(To do): Extract exactly the lines from the top of the records through the line containing "const DIFF_STEP = 1;", and keep pictures out of the copy.

(Information supplied):
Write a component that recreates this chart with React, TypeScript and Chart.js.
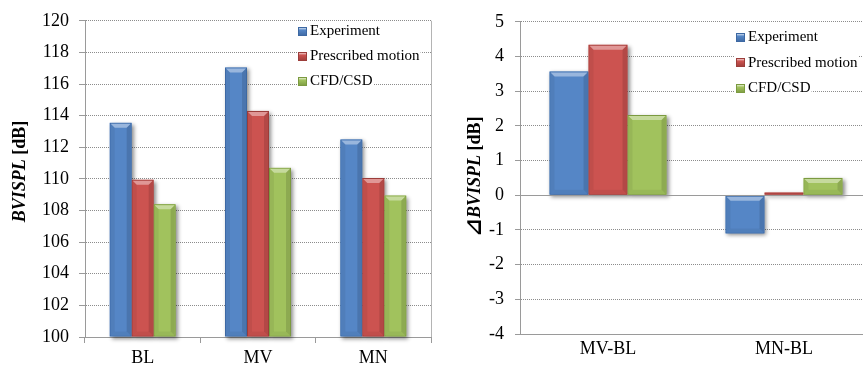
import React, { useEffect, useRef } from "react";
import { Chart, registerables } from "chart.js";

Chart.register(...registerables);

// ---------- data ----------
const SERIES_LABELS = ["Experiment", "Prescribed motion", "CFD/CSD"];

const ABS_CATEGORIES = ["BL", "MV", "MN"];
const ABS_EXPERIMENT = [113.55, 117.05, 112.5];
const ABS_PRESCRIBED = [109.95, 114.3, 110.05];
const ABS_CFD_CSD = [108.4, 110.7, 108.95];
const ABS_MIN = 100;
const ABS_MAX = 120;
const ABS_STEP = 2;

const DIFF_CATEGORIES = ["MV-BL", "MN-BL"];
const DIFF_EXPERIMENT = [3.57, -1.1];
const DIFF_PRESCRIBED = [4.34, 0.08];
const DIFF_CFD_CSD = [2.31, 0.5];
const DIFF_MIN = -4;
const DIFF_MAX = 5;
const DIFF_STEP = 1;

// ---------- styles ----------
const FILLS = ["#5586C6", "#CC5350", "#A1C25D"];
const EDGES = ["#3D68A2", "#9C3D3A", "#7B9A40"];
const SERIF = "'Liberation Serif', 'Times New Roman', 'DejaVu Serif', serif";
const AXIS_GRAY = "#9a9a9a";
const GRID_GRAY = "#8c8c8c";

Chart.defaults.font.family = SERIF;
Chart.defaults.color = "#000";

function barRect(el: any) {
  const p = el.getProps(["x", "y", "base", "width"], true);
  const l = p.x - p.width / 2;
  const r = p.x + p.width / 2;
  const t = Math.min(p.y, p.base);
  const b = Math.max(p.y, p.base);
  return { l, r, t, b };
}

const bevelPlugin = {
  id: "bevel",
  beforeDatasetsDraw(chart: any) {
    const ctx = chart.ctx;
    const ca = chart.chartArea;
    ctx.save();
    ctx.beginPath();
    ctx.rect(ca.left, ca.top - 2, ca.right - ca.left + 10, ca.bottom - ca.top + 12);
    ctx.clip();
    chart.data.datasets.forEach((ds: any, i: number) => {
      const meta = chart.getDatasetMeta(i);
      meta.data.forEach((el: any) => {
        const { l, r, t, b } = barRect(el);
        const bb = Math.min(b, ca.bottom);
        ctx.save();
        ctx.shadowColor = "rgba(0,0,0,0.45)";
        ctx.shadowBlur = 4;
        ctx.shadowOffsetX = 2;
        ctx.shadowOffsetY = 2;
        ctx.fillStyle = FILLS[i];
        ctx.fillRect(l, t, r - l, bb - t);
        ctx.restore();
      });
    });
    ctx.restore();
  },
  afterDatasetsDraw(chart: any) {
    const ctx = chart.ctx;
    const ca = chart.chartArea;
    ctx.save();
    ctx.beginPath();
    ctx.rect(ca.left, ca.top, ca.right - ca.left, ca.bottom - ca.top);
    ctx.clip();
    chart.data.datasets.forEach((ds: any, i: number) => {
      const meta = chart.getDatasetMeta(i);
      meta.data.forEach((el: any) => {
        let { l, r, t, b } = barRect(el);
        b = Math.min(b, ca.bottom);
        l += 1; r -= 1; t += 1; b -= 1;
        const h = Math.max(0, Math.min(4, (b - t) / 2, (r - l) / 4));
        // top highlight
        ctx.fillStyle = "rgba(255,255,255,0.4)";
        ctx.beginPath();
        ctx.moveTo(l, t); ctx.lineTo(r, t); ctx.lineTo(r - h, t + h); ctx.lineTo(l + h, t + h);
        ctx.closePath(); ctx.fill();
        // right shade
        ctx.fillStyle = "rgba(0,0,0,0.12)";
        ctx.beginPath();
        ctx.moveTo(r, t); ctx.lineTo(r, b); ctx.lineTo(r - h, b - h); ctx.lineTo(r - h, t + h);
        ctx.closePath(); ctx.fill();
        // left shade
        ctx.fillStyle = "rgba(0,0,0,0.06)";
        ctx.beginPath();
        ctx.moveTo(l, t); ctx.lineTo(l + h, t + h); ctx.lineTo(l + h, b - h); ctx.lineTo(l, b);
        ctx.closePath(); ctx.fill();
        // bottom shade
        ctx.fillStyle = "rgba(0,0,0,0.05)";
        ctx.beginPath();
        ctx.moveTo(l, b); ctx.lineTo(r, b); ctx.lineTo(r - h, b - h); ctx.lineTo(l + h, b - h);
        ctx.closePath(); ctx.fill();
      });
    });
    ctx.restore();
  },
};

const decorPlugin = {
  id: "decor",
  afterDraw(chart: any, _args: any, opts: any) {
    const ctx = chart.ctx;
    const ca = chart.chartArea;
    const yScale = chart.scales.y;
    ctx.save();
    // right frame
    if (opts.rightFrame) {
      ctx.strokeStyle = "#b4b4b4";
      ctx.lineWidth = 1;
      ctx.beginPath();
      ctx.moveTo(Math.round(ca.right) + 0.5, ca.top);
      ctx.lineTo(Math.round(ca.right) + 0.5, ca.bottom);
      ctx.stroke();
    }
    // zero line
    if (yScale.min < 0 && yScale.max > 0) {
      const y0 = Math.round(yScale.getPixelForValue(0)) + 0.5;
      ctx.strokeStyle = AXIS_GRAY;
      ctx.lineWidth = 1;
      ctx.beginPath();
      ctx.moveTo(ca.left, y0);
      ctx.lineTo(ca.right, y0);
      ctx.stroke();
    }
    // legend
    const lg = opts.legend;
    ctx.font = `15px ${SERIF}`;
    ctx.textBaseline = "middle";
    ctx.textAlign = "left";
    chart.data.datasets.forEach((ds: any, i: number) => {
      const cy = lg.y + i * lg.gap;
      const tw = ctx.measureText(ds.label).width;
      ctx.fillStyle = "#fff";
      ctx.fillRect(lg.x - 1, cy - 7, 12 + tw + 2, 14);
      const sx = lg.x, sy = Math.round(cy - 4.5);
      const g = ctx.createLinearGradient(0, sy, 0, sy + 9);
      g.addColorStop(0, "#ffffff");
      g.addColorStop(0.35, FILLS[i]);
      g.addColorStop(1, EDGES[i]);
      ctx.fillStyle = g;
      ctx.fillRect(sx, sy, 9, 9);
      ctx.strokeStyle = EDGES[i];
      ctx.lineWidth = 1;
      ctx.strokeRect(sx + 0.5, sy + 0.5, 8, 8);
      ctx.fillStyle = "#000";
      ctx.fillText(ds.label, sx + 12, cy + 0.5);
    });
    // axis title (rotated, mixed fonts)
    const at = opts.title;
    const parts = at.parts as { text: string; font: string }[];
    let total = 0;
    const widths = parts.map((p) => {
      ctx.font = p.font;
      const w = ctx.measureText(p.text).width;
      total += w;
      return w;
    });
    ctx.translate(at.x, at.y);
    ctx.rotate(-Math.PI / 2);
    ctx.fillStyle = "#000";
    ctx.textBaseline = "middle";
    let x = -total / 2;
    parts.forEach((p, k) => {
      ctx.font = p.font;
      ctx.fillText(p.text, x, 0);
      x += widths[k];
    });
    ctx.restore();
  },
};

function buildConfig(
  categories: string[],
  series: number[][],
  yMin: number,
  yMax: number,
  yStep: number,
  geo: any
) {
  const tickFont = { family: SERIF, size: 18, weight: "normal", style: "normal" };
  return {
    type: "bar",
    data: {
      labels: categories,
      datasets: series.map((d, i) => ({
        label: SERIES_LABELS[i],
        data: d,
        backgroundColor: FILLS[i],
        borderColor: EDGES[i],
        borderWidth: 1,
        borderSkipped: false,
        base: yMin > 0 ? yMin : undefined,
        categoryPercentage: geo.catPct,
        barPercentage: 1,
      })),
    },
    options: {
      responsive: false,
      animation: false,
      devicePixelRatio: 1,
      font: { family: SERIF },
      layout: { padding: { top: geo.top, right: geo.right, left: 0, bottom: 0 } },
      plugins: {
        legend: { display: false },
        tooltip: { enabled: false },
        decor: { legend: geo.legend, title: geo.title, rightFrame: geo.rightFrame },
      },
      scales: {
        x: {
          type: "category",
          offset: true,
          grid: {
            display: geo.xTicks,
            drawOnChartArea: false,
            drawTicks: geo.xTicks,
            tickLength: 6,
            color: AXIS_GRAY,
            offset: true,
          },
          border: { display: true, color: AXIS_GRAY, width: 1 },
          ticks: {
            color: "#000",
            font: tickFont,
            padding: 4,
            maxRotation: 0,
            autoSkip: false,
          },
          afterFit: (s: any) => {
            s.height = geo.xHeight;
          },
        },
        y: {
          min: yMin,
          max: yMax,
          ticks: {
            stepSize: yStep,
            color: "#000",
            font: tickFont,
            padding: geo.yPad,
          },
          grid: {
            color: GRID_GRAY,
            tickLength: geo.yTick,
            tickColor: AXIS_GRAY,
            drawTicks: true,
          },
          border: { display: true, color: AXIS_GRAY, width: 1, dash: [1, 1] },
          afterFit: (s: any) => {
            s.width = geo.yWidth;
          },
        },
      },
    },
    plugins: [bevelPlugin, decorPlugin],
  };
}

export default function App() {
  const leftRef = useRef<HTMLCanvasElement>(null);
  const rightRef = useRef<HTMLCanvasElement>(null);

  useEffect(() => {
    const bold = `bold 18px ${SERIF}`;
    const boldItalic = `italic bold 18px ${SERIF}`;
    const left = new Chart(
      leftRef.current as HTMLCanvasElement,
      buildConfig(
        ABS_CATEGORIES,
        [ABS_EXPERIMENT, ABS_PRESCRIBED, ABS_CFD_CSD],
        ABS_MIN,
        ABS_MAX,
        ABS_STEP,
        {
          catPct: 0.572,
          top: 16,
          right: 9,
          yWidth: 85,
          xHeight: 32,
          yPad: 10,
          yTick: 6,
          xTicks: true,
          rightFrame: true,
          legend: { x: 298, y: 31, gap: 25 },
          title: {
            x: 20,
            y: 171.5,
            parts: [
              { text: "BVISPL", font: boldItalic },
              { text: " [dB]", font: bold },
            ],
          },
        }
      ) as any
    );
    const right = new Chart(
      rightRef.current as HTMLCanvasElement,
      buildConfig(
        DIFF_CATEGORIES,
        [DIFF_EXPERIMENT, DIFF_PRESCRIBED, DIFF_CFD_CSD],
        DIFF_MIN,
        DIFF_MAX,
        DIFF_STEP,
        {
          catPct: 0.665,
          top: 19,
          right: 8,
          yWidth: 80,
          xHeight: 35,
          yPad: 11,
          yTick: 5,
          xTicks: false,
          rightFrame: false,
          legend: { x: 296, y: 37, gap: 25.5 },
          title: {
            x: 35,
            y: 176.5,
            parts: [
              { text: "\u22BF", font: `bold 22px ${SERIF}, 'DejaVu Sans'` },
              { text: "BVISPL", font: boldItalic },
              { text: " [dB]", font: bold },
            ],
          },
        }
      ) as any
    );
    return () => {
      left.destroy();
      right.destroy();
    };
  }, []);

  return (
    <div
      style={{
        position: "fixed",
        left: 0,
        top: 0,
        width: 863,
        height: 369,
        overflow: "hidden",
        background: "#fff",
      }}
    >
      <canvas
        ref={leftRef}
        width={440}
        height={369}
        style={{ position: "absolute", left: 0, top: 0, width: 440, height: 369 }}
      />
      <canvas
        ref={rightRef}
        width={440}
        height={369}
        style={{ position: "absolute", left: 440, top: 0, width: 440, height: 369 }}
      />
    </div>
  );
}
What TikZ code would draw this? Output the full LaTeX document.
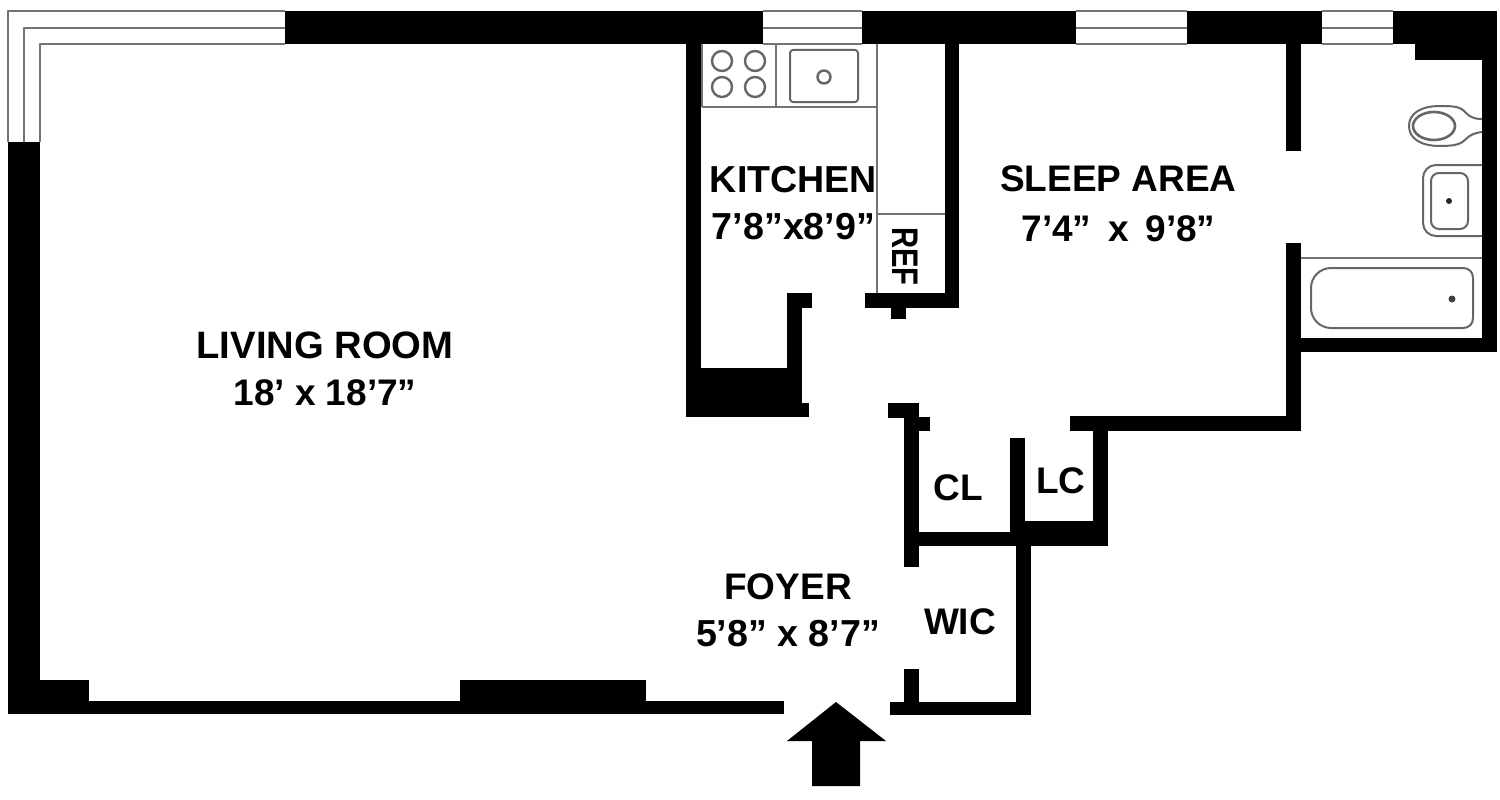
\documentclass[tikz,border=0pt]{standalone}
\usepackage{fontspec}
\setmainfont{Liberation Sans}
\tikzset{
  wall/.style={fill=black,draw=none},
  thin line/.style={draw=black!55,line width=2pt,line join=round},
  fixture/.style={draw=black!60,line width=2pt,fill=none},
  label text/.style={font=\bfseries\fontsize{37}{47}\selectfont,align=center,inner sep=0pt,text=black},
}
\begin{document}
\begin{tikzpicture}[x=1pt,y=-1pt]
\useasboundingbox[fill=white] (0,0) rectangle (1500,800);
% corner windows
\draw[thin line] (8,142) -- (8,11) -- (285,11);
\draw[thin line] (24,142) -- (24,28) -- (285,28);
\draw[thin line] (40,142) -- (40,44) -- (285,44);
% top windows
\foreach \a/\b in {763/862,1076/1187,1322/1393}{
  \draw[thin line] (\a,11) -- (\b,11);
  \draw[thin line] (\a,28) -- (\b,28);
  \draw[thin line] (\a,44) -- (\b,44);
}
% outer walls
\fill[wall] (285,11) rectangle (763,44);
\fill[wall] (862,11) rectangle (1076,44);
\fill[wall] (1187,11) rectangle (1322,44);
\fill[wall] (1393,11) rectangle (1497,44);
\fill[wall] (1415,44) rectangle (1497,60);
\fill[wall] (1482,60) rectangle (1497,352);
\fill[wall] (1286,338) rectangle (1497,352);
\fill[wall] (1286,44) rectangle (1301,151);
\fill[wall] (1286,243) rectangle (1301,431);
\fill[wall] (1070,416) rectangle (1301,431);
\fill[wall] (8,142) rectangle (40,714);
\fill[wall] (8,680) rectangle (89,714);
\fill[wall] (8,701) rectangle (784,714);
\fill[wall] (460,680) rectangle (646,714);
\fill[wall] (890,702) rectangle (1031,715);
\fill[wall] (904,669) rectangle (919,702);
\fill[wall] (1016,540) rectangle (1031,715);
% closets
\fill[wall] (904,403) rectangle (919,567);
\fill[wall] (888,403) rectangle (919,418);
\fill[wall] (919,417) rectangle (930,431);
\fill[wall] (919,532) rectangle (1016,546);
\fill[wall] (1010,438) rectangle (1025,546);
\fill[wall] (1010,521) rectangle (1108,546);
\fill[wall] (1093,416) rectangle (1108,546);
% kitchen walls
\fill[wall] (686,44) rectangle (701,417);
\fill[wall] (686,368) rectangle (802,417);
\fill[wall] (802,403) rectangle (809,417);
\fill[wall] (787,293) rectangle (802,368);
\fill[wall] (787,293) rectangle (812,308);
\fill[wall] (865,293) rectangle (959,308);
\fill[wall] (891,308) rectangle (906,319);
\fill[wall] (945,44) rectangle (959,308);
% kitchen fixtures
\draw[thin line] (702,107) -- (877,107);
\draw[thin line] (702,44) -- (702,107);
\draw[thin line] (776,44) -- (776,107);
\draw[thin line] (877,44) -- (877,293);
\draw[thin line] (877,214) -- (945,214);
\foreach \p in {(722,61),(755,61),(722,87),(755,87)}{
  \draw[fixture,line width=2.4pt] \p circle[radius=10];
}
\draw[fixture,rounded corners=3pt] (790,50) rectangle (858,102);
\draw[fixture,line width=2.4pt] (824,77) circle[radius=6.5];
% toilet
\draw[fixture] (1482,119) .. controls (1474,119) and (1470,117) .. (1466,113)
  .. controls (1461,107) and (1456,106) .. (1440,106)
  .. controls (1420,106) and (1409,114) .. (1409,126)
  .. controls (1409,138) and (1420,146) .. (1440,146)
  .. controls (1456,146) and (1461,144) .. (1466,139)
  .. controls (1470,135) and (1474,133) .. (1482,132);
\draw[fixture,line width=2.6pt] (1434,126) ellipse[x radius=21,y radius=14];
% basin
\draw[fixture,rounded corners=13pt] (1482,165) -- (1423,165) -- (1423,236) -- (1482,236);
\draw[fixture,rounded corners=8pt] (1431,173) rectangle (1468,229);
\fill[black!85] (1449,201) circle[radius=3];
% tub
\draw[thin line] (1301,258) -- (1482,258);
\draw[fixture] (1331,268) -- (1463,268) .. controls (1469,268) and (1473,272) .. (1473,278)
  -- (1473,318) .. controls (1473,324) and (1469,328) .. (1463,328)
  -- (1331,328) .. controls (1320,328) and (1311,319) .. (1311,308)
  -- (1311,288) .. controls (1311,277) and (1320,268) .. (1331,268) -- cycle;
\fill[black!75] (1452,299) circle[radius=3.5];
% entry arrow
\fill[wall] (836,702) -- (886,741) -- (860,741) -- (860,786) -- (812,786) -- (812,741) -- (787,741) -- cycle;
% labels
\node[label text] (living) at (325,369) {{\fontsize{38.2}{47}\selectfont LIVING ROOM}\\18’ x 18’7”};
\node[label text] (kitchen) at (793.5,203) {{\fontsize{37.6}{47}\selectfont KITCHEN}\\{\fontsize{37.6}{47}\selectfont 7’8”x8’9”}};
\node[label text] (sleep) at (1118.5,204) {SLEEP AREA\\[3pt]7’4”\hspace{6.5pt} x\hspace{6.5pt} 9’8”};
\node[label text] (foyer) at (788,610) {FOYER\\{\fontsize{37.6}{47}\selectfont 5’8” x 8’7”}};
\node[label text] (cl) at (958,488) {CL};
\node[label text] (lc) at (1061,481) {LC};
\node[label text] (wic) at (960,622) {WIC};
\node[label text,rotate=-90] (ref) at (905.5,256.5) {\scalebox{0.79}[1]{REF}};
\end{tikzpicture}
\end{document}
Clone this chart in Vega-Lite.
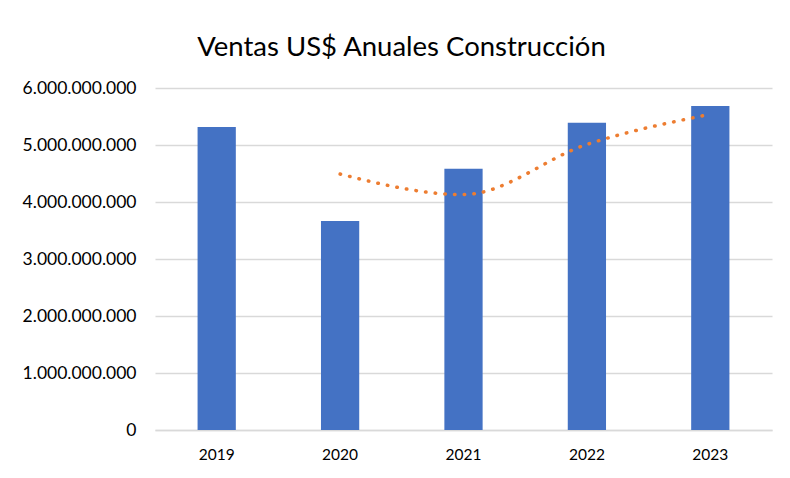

(Solution to the exercise):
Write a component that recreates this chart with React, TypeScript and Chart.js.
import React, { useEffect, useRef } from "react";
import { Chart, registerables } from "chart.js";

Chart.register(...registerables);

// ---------- data ----------
const SERIES_LABELS = ["Experiment", "Prescribed motion", "CFD/CSD"];

const ABS_CATEGORIES = ["BL", "MV", "MN"];
const ABS_EXPERIMENT = [113.55, 117.05, 112.5];
const ABS_PRESCRIBED = [109.95, 114.3, 110.05];
const ABS_CFD_CSD = [108.4, 110.7, 108.95];
const ABS_MIN = 100;
const ABS_MAX = 120;
const ABS_STEP = 2;

const DIFF_CATEGORIES = ["MV-BL", "MN-BL"];
const DIFF_EXPERIMENT = [3.57, -1.1];
const DIFF_PRESCRIBED = [4.34, 0.08];
const DIFF_CFD_CSD = [2.31, 0.5];
const DIFF_MIN = -4;
const DIFF_MAX = 5;
const DIFF_STEP = 1;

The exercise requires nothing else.